Charts and diagrams as code:

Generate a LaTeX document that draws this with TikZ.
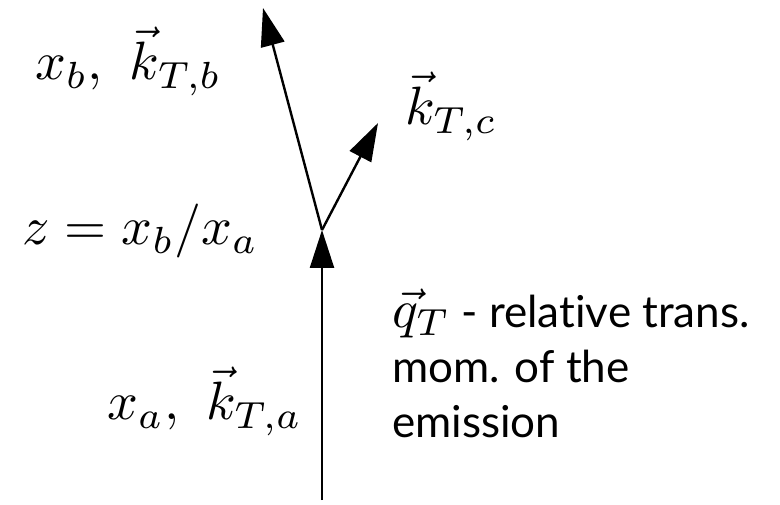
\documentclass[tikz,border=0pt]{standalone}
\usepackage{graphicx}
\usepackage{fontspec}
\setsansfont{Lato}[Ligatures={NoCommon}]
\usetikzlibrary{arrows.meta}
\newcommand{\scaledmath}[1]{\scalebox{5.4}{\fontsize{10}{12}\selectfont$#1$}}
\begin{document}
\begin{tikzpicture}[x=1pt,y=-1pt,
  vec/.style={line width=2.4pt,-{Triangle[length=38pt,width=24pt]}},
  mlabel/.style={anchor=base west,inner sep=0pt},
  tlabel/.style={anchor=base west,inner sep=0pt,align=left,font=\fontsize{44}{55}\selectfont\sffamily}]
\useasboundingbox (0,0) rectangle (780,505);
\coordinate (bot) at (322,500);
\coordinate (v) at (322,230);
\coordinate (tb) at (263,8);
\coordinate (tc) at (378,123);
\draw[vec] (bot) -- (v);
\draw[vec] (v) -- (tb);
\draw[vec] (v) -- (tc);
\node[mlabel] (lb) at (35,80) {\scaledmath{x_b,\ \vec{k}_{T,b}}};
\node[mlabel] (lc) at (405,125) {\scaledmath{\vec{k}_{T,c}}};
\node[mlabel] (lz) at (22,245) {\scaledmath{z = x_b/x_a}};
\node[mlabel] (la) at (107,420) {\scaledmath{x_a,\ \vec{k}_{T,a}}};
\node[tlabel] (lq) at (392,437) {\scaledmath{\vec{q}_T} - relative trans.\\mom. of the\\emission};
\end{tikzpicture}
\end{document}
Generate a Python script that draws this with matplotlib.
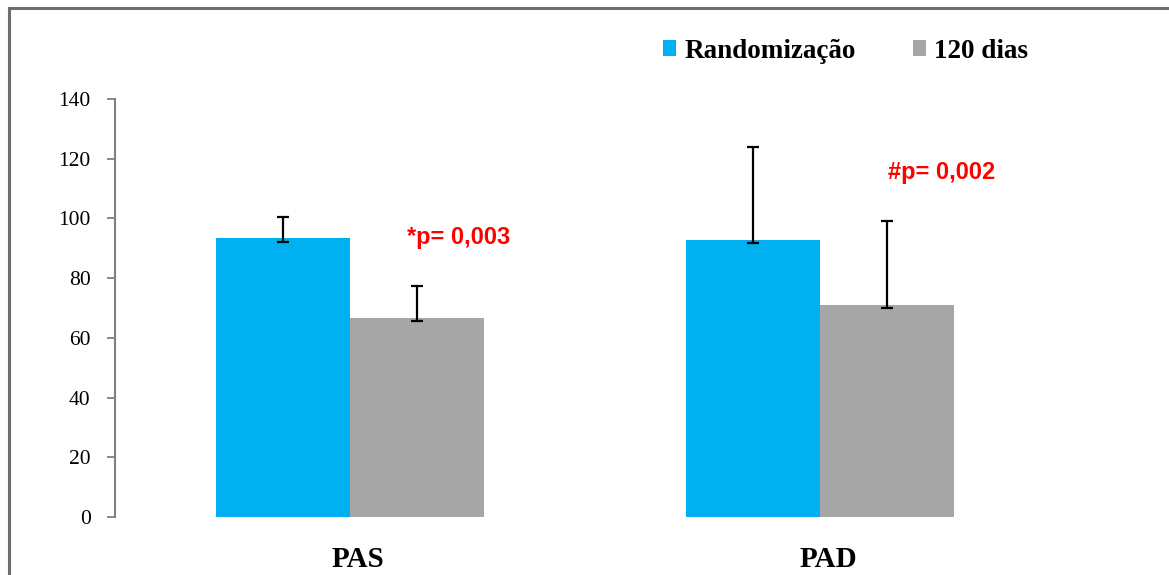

> **Task to complete**:
Transcribe the material exactly, keeping every word and none of the pictures.

> **The reply**:
Generate a LaTeX document that draws this with TikZ.
\documentclass[tikz,border=0pt]{standalone}
\usepackage{graphicx}
\usepackage{fontspec}
\setsansfont{Lato}[Ligatures={NoCommon}]
\usetikzlibrary{arrows.meta}
\newcommand{\scaledmath}[1]{\scalebox{5.4}{\fontsize{10}{12}\selectfont$#1$}}
\begin{document}
\begin{tikzpicture}[x=1pt,y=-1pt,
  vec/.style={line width=2.4pt,-{Triangle[length=38pt,width=24pt]}},
  mlabel/.style={anchor=base west,inner sep=0pt},
  tlabel/.style={anchor=base west,inner sep=0pt,align=left,font=\fontsize{44}{55}\selectfont\sffamily}]
\useasboundingbox (0,0) rectangle (780,505);
\coordinate (bot) at (322,500);
\coordinate (v) at (322,230);
\coordinate (tb) at (263,8);
\coordinate (tc) at (378,123);
\draw[vec] (bot) -- (v);
\draw[vec] (v) -- (tb);
\draw[vec] (v) -- (tc);
\node[mlabel] (lb) at (35,80) {\scaledmath{x_b,\ \vec{k}_{T,b}}};
\node[mlabel] (lc) at (405,125) {\scaledmath{\vec{k}_{T,c}}};
\node[mlabel] (lz) at (22,245) {\scaledmath{z = x_b/x_a}};
\node[mlabel] (la) at (107,420) {\scaledmath{x_a,\ \vec{k}_{T,a}}};
\node[tlabel] (lq) at (392,437) {\scaledmath{\vec{q}_T} - relative trans.\\mom. of the\\emission};
\end{tikzpicture}
\end{document}
Generate a Python script that draws this with matplotlib.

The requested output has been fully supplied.